WORK INSTRUCTIONS.
Reproduce, word for word, every line from the first one down to the line containing "(-90bp,-46bp) rectangle (412bp,306bp);", and nothing else.
— start INFORMATION PROVIDED —
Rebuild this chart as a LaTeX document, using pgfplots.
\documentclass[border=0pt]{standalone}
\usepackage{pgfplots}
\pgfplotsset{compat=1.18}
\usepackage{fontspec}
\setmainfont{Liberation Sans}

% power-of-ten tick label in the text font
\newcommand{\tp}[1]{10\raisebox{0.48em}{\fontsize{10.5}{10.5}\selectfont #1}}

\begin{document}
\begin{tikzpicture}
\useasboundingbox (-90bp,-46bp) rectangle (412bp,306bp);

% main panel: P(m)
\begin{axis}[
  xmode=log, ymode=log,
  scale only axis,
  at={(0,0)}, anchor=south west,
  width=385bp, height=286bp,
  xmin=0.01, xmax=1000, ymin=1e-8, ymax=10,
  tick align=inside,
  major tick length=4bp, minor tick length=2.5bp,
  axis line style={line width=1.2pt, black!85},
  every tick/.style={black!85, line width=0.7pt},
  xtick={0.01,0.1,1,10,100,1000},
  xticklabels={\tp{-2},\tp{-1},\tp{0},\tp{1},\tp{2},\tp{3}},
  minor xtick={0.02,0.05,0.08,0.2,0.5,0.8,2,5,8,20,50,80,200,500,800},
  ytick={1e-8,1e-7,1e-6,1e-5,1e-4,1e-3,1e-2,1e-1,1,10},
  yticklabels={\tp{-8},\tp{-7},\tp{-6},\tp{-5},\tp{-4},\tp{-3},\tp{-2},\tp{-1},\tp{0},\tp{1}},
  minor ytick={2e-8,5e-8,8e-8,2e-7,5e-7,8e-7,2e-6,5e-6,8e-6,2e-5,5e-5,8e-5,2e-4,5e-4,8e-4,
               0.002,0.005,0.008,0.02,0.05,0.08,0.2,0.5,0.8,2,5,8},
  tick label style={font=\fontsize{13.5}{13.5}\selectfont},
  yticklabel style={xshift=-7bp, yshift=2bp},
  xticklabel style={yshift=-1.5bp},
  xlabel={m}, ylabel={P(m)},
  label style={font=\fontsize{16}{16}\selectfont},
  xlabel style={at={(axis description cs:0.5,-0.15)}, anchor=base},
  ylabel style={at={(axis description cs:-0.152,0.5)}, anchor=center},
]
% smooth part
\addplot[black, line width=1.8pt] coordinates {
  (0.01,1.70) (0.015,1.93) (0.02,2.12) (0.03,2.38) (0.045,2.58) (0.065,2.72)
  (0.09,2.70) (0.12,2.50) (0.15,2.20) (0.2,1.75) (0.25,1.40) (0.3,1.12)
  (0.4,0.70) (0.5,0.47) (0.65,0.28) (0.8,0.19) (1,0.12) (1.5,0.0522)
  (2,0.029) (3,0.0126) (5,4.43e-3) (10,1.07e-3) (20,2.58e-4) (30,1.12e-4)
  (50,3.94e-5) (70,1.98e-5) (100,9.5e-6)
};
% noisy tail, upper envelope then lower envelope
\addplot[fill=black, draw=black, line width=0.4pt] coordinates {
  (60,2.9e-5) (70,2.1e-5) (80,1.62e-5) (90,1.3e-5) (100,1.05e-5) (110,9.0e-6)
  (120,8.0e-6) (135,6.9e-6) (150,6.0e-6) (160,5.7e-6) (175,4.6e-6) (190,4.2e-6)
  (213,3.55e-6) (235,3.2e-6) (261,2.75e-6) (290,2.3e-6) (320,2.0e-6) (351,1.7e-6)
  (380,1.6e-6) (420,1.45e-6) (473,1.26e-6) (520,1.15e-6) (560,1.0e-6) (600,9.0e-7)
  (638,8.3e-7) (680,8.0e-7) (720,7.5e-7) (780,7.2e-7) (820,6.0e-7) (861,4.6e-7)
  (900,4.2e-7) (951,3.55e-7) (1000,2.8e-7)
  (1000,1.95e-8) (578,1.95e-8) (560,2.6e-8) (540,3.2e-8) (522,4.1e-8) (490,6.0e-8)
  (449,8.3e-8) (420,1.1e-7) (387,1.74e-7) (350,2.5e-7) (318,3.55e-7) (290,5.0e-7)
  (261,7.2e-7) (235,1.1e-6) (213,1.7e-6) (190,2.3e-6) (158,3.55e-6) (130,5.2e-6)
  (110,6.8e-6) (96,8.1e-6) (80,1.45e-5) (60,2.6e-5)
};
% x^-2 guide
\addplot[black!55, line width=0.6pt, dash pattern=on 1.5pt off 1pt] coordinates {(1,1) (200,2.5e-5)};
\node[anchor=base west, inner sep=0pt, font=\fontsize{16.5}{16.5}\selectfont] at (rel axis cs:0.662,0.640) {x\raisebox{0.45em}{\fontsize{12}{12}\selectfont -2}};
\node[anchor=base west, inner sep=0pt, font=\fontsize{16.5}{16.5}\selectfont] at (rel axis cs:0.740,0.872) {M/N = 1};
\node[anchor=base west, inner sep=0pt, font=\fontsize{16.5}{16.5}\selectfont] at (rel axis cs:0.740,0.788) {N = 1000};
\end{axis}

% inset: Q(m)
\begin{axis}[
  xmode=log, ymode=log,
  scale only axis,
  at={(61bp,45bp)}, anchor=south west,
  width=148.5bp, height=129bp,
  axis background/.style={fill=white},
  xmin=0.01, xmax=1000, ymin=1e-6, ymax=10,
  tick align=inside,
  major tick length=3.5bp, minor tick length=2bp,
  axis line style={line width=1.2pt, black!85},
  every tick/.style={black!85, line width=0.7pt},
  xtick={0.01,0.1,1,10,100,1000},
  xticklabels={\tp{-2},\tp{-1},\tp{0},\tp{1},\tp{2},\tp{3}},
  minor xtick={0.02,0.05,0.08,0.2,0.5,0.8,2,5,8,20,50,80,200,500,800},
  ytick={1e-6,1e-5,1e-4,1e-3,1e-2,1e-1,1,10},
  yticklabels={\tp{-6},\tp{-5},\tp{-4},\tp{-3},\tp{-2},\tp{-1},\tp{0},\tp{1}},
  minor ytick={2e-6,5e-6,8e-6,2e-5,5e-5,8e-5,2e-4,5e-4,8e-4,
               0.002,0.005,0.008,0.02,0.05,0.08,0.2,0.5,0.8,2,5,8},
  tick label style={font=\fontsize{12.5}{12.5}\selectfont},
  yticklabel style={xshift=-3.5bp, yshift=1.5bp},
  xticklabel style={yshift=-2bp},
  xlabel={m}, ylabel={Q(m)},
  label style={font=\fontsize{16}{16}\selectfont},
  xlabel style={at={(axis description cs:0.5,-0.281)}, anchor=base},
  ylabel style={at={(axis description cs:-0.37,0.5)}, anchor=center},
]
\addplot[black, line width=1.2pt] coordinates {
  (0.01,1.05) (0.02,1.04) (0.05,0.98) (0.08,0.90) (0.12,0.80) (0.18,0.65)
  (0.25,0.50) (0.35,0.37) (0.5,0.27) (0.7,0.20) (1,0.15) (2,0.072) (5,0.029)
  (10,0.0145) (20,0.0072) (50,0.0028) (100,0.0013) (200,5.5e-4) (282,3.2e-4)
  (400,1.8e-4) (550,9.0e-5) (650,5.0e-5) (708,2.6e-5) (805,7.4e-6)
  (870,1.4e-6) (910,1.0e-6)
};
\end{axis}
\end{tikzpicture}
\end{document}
— end INFORMATION PROVIDED —
TASK ANSWER.
Rebuild this chart as a LaTeX document, using pgfplots.
\documentclass[border=0pt]{standalone}
\usepackage{pgfplots}
\pgfplotsset{compat=1.18}
\usepackage{fontspec}
\setmainfont{Liberation Sans}

% power-of-ten tick label in the text font
\newcommand{\tp}[1]{10\raisebox{0.48em}{\fontsize{10.5}{10.5}\selectfont #1}}

\begin{document}
\begin{tikzpicture}
\useasboundingbox (-90bp,-46bp) rectangle (412bp,306bp);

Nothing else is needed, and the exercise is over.